▸ Exercise goal: Take every line from the first down to the line with "import pandas as pd" and set it down exactly, without the pictures.
---- Dataset excerpt
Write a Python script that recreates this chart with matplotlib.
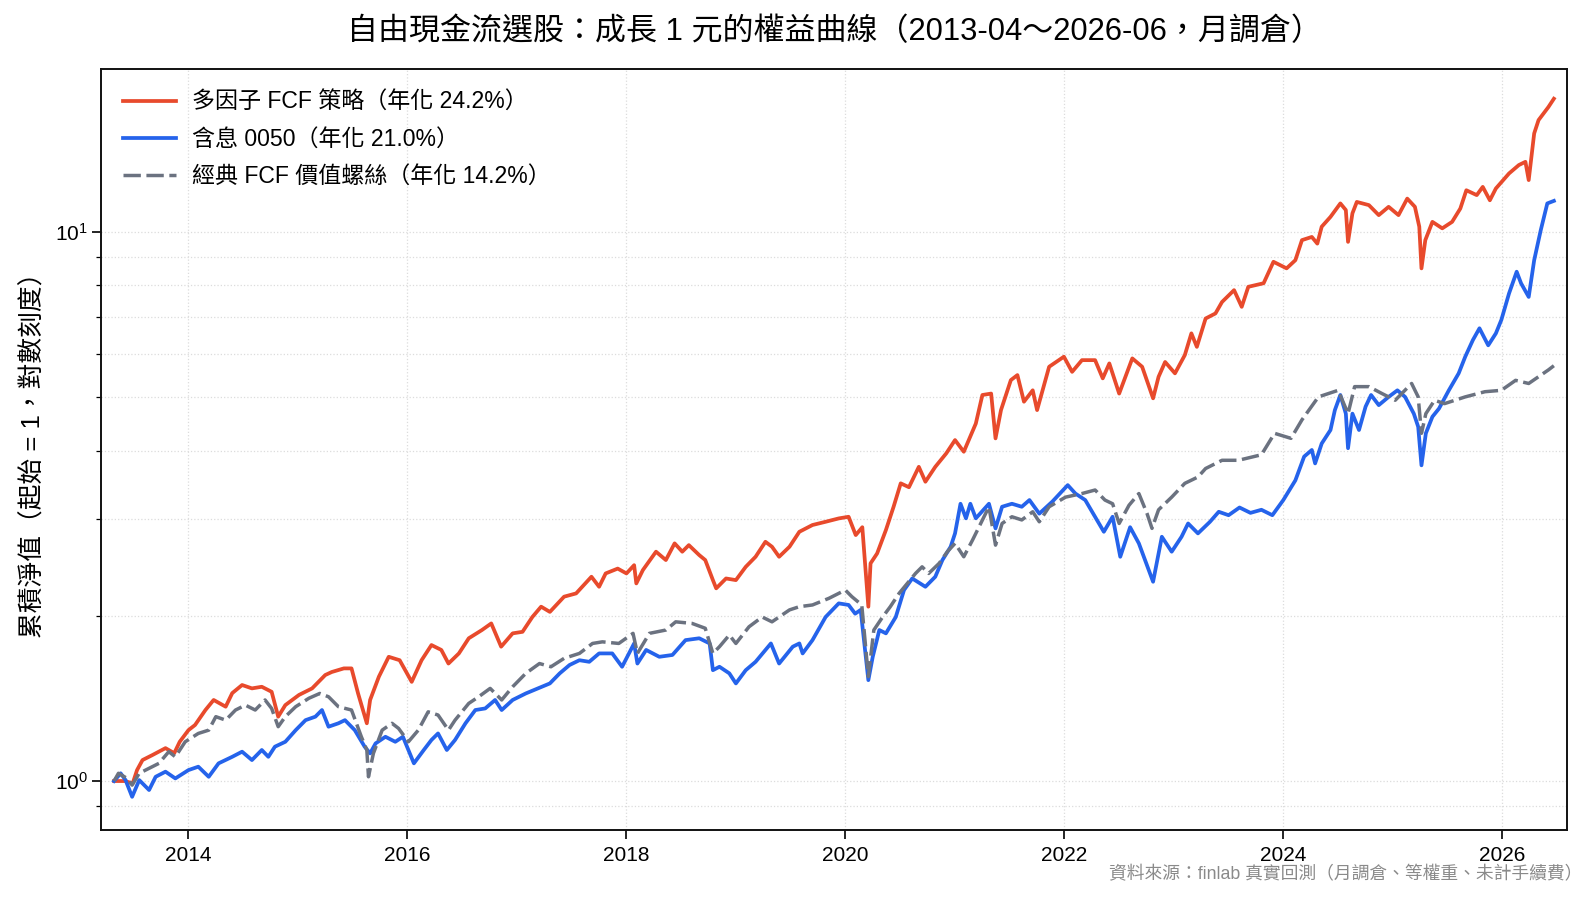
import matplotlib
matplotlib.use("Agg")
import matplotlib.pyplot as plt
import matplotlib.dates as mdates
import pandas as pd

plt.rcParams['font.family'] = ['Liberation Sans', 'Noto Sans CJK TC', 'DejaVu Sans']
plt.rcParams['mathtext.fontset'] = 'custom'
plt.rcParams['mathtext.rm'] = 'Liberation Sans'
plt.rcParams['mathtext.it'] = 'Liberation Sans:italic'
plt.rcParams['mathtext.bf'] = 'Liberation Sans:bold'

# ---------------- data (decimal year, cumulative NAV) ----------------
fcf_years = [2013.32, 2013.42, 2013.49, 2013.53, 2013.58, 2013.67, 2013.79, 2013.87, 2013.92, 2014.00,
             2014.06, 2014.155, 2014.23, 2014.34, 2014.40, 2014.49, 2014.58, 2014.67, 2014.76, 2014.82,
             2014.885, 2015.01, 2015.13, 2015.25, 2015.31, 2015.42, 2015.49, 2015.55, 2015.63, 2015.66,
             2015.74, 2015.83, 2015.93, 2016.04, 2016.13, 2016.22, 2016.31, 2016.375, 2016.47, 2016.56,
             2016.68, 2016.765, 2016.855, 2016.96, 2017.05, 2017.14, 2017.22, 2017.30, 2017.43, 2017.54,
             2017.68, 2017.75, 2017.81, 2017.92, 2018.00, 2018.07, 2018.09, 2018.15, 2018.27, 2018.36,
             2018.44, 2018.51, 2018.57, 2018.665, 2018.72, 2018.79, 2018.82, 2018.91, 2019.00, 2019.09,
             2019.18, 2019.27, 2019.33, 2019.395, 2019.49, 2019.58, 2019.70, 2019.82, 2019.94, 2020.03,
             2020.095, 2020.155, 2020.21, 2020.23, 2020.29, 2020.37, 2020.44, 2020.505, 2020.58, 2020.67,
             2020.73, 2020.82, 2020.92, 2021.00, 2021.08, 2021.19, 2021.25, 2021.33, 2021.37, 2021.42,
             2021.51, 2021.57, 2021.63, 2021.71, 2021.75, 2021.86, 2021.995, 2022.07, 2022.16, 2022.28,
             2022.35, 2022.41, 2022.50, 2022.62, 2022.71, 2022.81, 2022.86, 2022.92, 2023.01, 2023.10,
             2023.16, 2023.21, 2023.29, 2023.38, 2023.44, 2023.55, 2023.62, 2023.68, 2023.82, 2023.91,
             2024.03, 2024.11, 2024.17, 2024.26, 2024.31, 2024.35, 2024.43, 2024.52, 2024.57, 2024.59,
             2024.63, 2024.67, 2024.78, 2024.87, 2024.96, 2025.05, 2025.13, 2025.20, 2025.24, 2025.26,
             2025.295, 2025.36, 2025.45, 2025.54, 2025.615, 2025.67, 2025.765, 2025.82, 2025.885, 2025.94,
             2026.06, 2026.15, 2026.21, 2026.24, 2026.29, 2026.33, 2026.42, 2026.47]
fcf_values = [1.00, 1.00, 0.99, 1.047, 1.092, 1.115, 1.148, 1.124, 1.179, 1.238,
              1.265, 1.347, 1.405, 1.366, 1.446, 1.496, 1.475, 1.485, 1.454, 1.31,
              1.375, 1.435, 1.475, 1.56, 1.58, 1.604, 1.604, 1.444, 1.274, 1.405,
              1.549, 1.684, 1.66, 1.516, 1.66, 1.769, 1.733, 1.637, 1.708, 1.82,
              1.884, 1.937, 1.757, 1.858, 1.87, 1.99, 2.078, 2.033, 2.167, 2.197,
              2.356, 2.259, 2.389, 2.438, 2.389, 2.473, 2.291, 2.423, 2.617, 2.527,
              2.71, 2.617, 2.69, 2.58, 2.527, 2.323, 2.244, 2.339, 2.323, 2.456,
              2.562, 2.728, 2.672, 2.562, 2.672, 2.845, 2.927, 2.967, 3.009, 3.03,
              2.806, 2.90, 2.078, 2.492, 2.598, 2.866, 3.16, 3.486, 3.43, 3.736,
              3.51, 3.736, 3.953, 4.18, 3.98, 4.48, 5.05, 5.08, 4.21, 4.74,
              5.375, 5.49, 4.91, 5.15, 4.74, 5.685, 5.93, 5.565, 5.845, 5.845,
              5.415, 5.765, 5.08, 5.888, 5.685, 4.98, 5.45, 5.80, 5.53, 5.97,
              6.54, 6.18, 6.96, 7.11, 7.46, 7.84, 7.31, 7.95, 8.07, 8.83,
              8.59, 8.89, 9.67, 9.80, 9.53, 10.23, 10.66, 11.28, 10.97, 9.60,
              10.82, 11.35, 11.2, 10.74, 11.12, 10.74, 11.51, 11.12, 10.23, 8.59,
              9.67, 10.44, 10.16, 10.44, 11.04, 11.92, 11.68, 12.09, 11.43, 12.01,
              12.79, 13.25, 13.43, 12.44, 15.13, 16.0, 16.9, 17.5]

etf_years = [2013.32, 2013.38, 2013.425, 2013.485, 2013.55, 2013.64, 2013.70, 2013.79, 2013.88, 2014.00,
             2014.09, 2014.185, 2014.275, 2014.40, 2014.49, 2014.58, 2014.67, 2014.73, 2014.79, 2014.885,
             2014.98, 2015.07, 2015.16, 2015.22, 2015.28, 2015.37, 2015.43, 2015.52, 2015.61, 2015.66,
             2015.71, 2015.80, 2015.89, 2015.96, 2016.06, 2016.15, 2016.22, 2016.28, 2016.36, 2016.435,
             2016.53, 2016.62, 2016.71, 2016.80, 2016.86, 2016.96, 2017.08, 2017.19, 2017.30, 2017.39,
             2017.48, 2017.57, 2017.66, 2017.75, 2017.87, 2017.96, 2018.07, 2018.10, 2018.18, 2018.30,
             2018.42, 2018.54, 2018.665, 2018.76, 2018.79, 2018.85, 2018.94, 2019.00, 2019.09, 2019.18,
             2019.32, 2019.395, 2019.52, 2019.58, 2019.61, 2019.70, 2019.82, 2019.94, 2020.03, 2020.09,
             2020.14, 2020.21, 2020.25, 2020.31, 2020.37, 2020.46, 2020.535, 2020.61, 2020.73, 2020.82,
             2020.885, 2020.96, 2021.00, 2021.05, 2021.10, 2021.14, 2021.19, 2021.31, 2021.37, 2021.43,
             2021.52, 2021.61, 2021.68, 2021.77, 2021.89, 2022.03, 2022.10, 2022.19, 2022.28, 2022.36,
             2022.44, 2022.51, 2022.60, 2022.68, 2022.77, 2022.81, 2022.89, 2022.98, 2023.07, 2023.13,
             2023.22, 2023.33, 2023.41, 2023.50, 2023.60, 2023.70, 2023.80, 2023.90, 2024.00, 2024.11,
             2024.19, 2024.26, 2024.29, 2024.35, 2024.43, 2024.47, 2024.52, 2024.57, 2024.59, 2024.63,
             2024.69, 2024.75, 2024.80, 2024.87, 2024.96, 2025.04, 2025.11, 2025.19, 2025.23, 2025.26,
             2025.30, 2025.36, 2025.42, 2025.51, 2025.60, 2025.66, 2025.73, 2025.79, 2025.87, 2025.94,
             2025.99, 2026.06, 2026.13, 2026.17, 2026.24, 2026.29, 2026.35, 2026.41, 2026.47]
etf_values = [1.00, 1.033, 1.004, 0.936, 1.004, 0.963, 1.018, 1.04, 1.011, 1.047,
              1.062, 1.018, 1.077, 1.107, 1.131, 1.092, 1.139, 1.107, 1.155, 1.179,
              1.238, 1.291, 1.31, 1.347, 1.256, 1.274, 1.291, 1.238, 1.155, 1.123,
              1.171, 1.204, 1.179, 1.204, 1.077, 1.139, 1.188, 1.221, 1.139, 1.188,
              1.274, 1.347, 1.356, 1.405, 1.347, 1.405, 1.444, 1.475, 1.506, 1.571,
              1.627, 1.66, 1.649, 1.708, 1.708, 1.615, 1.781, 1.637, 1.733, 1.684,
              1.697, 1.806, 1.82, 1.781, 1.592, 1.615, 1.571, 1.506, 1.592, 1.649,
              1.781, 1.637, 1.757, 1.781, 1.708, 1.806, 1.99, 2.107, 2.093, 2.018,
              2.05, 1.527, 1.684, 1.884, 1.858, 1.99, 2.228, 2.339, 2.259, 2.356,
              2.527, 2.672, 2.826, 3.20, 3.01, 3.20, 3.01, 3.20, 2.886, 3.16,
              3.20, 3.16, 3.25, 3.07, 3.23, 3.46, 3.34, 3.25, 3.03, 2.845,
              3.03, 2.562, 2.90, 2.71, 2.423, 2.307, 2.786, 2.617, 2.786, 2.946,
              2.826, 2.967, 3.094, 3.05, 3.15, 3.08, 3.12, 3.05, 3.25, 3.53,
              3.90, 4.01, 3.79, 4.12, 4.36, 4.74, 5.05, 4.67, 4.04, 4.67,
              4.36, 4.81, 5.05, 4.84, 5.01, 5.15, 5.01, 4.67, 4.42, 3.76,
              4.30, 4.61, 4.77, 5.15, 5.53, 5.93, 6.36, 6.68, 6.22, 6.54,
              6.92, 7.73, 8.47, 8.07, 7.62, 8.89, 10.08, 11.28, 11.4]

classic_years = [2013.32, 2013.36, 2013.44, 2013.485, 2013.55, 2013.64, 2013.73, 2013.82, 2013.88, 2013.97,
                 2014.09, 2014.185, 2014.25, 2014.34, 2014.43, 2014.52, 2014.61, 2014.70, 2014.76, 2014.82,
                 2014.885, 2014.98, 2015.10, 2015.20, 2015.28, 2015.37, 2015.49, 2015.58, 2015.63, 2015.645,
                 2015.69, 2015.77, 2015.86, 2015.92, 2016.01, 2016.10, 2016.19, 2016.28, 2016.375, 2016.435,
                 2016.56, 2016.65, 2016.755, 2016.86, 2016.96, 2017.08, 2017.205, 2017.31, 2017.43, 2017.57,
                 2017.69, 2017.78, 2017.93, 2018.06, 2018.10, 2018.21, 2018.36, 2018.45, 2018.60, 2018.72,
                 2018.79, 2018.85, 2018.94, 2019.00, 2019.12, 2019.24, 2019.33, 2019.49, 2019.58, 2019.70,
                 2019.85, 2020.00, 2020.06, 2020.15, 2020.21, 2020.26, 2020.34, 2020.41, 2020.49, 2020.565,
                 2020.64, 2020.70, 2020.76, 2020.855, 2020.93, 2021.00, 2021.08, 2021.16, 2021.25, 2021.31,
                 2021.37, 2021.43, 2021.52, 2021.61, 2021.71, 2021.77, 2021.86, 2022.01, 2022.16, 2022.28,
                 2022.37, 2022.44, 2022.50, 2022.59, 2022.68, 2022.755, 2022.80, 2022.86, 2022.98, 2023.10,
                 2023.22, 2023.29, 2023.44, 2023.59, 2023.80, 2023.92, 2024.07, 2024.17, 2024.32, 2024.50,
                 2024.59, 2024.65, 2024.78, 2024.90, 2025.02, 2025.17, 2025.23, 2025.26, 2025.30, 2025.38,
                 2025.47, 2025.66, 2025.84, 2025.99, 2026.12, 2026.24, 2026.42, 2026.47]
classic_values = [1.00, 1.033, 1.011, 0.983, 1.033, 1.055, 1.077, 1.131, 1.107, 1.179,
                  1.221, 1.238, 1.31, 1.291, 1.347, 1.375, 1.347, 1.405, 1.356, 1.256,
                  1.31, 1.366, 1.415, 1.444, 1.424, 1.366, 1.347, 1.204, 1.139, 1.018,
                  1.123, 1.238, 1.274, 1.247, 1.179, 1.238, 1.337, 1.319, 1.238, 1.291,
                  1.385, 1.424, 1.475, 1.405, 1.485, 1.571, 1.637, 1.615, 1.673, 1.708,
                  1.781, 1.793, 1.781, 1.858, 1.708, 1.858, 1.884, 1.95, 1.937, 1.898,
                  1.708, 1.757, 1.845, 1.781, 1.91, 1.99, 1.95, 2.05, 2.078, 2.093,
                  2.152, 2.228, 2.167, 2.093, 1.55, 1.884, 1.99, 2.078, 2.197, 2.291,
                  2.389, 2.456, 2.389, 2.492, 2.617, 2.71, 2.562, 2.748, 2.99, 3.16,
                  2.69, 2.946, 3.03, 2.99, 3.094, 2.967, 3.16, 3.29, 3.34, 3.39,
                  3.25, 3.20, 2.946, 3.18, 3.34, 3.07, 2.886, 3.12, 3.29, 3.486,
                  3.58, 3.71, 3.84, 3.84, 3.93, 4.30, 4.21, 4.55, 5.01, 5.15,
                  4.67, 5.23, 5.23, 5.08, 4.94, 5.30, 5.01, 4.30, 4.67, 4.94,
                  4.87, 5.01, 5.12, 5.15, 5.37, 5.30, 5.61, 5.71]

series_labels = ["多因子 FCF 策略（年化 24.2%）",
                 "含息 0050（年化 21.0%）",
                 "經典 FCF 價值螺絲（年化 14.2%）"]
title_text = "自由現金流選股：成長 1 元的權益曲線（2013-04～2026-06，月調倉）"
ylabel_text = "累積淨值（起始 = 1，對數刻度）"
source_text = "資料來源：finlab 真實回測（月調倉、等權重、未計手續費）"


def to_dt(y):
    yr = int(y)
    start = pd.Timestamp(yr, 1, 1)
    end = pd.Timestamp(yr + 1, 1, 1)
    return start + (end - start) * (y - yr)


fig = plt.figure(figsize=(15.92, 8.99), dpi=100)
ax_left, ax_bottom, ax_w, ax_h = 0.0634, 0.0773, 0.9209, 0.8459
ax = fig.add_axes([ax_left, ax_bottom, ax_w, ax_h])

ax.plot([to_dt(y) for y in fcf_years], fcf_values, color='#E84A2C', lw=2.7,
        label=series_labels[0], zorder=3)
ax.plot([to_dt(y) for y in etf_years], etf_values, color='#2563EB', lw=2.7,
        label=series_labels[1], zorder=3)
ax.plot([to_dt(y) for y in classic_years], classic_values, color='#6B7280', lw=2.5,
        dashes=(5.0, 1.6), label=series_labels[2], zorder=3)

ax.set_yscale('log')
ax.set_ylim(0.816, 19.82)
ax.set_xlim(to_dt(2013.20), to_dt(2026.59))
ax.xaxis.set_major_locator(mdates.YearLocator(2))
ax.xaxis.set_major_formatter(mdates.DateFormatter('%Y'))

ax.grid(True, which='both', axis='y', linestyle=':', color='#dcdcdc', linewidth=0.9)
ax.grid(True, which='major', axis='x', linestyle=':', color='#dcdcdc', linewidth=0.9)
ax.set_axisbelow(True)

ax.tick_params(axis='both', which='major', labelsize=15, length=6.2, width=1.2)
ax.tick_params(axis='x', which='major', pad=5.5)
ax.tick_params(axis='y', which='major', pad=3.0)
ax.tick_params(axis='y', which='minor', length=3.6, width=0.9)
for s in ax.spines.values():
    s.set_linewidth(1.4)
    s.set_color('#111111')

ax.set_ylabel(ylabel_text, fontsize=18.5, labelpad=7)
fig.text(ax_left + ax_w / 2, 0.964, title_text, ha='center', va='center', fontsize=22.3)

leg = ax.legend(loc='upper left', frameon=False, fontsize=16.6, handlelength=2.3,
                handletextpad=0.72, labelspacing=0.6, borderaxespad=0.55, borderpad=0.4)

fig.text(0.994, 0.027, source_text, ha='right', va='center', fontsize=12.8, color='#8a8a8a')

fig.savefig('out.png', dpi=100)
--------
▸ Task result:
Write a Python script that recreates this chart with matplotlib.
import matplotlib
matplotlib.use("Agg")
import matplotlib.pyplot as plt
import matplotlib.dates as mdates
import pandas as pd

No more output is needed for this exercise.